Hat das Leben jemandem in geschäftlichen Angelegenheiten die Erfüllung versagt? Könnte es nicht darauf zurückzuführen sein, daß sein Denken allein darauf gerichtet war, etwas für sich zu gewinnen? Eine derartige Einstellung zur Arbeit wird sehr leicht — vielleicht unbewußt — von denen empfunden, die mit ihm zu tun haben, und sie widersetzen sich ihr unwillkürlich. Die Geschäftstätigkeit wird dann zu einer Übung im gegenseitigen Vorenthalten, wohingegen sie in ihrem wahren oder geistigen Sinn gegenseitiges Geben durch gegenseitige Dienstleistungen bedeutet, wobei beide Partner zur beiderseitigen Zufriedenheit geben und empfangen.
Eine kühle, sich abkapselnde Einstellung anderen gegenüber ist oft mit einer Neigung zu harter Kritik und Verurteilung verbunden. Sollte jemand versucht sein, an einer solchen Einstellung zu seinen Mitmenschen festzuhalten, dann möge er daran denken, daß das Unheil, das sie bewirkt, auf ihn selbst zurückfällt. In der Bergpredigt, die ja tatsächlich die Grundlage der christlichen Ethik und eines wahrhaft erfolgreichen und befriedigenden Lebens ist, lehrte Christus Jesus: „Richtet nicht, so werdet ihr auch nicht gerichtet. Verdammt nicht, so werdet ihr nicht verdammt. Vergebet, so wird euch vergeben. Gebet, so wird euch gegeben. Ein voll, gedrückt, gerüttelt und überfließend Maß wird man in euren Schoß geben; denn eben mit dem Maß, mit dem ihr messet, wird man euch wieder messen.“ Luk. 6:37, 38. Wie wahr ist doch dann die alte Warnung, daß derjenige, der eine Schlange in seinem Hause duldet, als erster von ihr gebissen wird.

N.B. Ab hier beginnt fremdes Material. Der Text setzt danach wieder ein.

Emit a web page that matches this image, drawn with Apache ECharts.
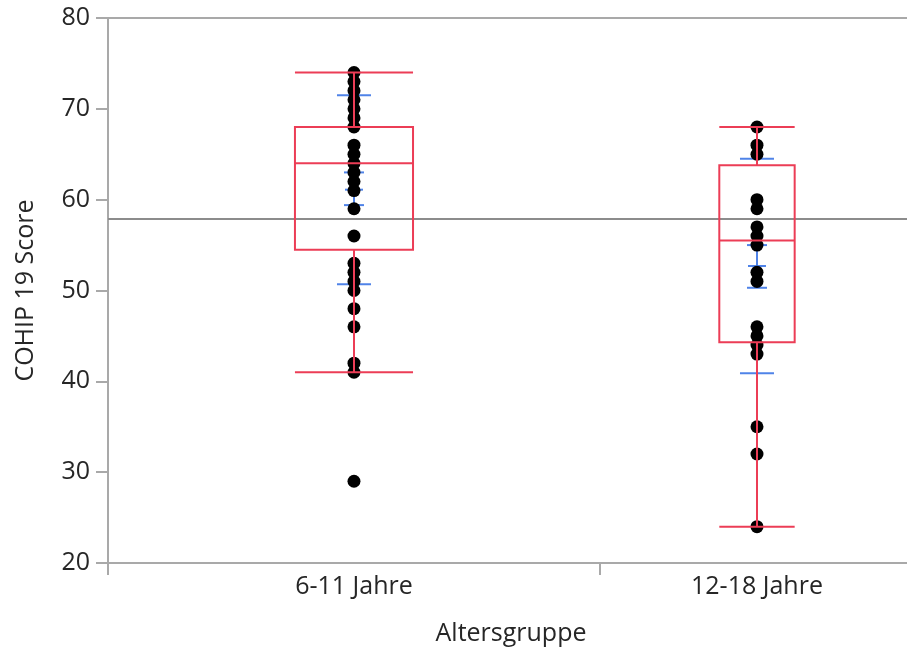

Wer wahre, tätige Güte mit ihrem liebevollen Interesse und Wohlwollen gegen seinen Bruder empfindet und zum Ausdruck bringt, kann sich auch der Liebe seines Bruders erfreuen. Er wird sich niemals allein oder verlassen fühlen, wird niemals das Empfinden haben, daß sein gegenwärtiges Leben leer und seine Zukunft wenig verheißungsvoll sei. Er wird in seinem Leben nie ohne die tiefe Befriedigung herzlicher Kameradschaft sein.